Abstract
Violence and Multiple Sovereignties in Kurdish Istanbul
Throughout the 1990s, war brought about a sudden passage to urban life for millions of Kurds. Pursuing a policy of counterinsurgency, the Turkish state evacuated around 4,000 villages and displaced more than two million rural Kurds in this period. Istanbul was already host to a sizeable Kurdish population that had come to the city for its economic potential, making it one of the primary destinations for the displaced. Today, there are three million Kurds in Istanbul, around seventeen per cent of the total population. This makes Istanbul “the world’s largest Kurdish city.” Moreover, hundreds of thousands of Kurds move each year between the Kurdish region and Turkish metropoles in search of temporary jobs and daily wage-labor. In this paper, I draw on two years of ethnographic research to explore the multiple and contradictory ways Kurdish working-class men in Istanbul imagine, narrate, and conceptualize violence.

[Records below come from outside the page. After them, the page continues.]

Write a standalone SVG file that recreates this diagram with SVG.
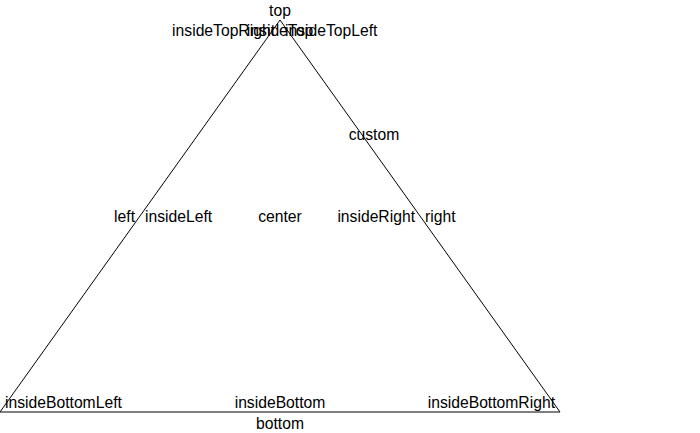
<svg xmlns="http://www.w3.org/2000/svg" width="700" height="433" viewBox="0 0 700 433">
<style>
text{font-family:"Liberation Sans",Arial,sans-serif;font-size:15.7px;fill:#000;dominant-baseline:central}
.s{text-anchor:start}.m{text-anchor:middle}.e{text-anchor:end}
</style>
<rect width="700" height="433" fill="#fff"/>
<g id="triangle">
<polygon points="280,20 560,412 0,412" fill="none" stroke="#000" stroke-width="1"/>
</g>
<g id="labels">
<text class="m" x="280" y="10">top</text>
<text class="e" x="275" y="30">insideTopRight</text>
<text class="m" x="280" y="30">insideTop</text>
<text class="s" x="285" y="30">insideTopLeft</text>
<text class="m" x="374" y="134">custom</text>
<text class="e" x="135" y="216">left</text>
<text class="s" x="145" y="216">insideLeft</text>
<text class="m" x="280" y="216">center</text>
<text class="e" x="415" y="216">insideRight</text>
<text class="s" x="425" y="216">right</text>
<text class="s" x="5" y="402">insideBottomLeft</text>
<text class="m" x="280" y="402">insideBottom</text>
<text class="e" x="555" y="402">insideBottomRight</text>
<text class="m" x="280" y="423">bottom</text>
</g>
</svg>
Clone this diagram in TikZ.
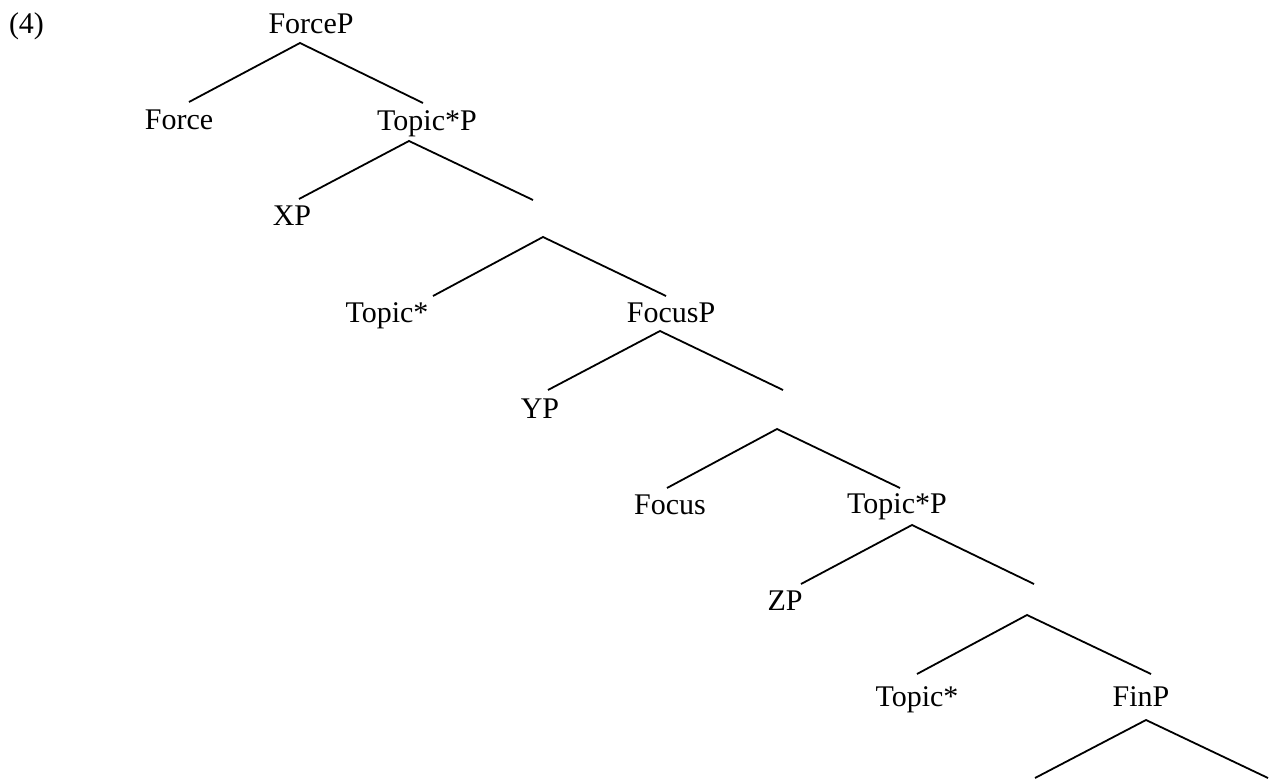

How Kurdish workers remember and publicly speak of violence, self-defense, and retribution has notably changed in the context of the resurgence of the war between the Turkish state and the Kurdistan Workers’ Party (PKK). I came to understand this storytelling of violence, omnipresent in all the social infrastructures of male Kurdish life in Istanbul, as a form of communicative labor through which a distinct historical consciousness and shared understandings of violence are created, networks for survival and dignity engendered, and moral selves crafted. These narratives refuse interpretation of the ongoing Kurdish struggle as mere terrorism or victimhood and instead recuperate Kurdish agency and counterviolence in a field of contested multiple sovereignties. In these narratives, “defense of the community” not only asserts peoples’ right to exist but also charges just violence with moral significance, turning those who protect their community against state violence into aspirational figures.